平心而论,虽然京剧总的不景气,但当前生、旦行的状况比以叶盛章为代表的武丑行仍要乐观得多,不仅中青年中人材不少,少儿新苗也颇可喜。且说生行,上海的王珮瑜、北京的穆宇,年纪不大却已显露出不凡身手,令人欣慰。但在一丝喜悦中也有些令人不解之处。如今70岁以下的戏迷大多没赶上“余言高马”前四大须生的年代,更熟悉的是“马谭杨奚”这四位须生大师。当年北京街头巷尾人人会哼几口的戏,多数便是马连良的“劝千岁”、“习天书”和谭富英的“一马离了”等等,足见须生中影响最广的还是马、谭二位先生。其实四位大师各有千秋、各怀绝活,并不能分出孰高孰低。也许因为马、谭的作派和唱腔更为通俗易懂,所以更受到广泛的欢迎,这从当年的票房价值中也可略见一斑。
事过30年之后,我们看到了为数众多的杨派传人,而当年影响最大的马、谭二派却相形略嫌冷落了。谭门本派的谭元寿先生如今年逾花甲,很多谭派重头戏早已力不从心了,元寿之后尚不见出人头地的谭腔。学马派者历来不少,但至今仍活跃在舞台上的早寥若晨星。97年伊始,中央电视台已向全国现场转播了两次马派名剧,先是《十老安刘》,接着又播《四进士》,颇具弘扬马派艺术之匠心。可惜演员嗓音失润,不少重要唱腔都不能到位,干叫人着急。
再说谭派,当年似乎有些误解,以为谭只擅演靠把老生戏,如《定军山》、《战太平》等,其实谭能戏甚多。从流派看,余也罢马也罢,都是从学谭(鑫培)开始而后发展的,可见谭派是一个基础很深的主体老生流派。谭富英先生一些生旦对儿戏,如《武家坡》、《桑园会》、《汾河湾》、《朱痕记》均极出色,此外如《失空斩》、《卖马》、《骂曹》、《桑园寄子》、《闹府出箱》等均甚见功力。后期与裘盛戎合作的生净对儿戏就更精彩绝伦了。记得谭裘的太平京剧团与李少春、袁世海的新中国京剧团同演《将相和》,后半场中“相府”一场谭、李各具风采,“拦路”一场李更出色,“负荆”一场谭更精彩,老艺术家们互相铆着劲,加上经营方面的竞争机制,也是造就50年代京剧事业鼎盛的因素之一。

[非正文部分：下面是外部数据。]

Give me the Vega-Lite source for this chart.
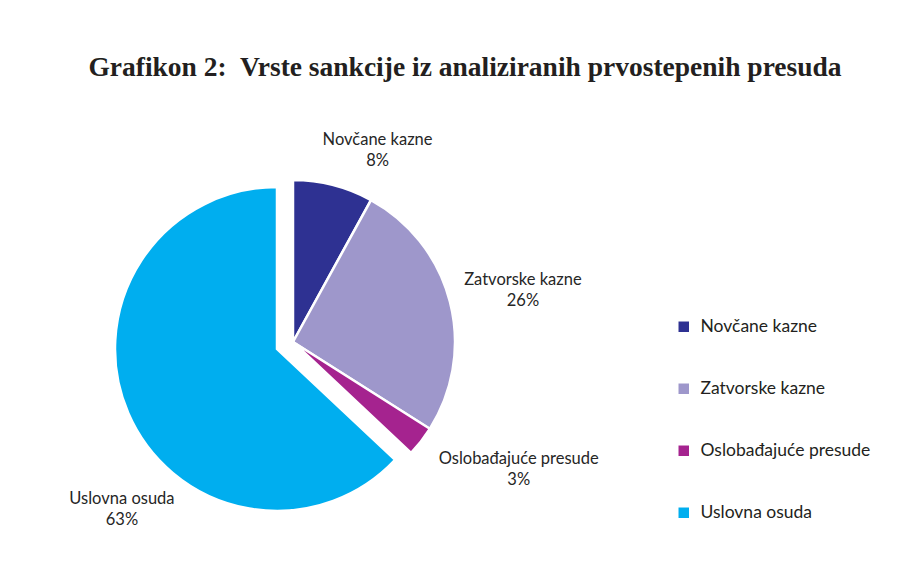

言归正传,且说这四大须生,以我肤浅理解,马谭的特色似乎更外露些,杨奚的特色似乎更内在些,按说前者应该更容易学。何以于今反而显得后继乏人呢?不但生行如此,在旦行中当前十旦九张的现象且不去说,只说四大名旦,如今最红火、再传弟子最出色的也是较难学的程派。这其中有什么奥妙?有什么规律性的东西?值得研究京剧的专家们探讨,也值得戏曲院校的老师们深思。究竟是因为观众对马谭本人大亲切、太熟悉,因而对一些不到位的表演更易挑剔呢?还是他们二位的天赋条件太难得,以致无人可望其项背呢?抑或是他们的基本功训练太艰苦,以致使后学者视为畏途呢?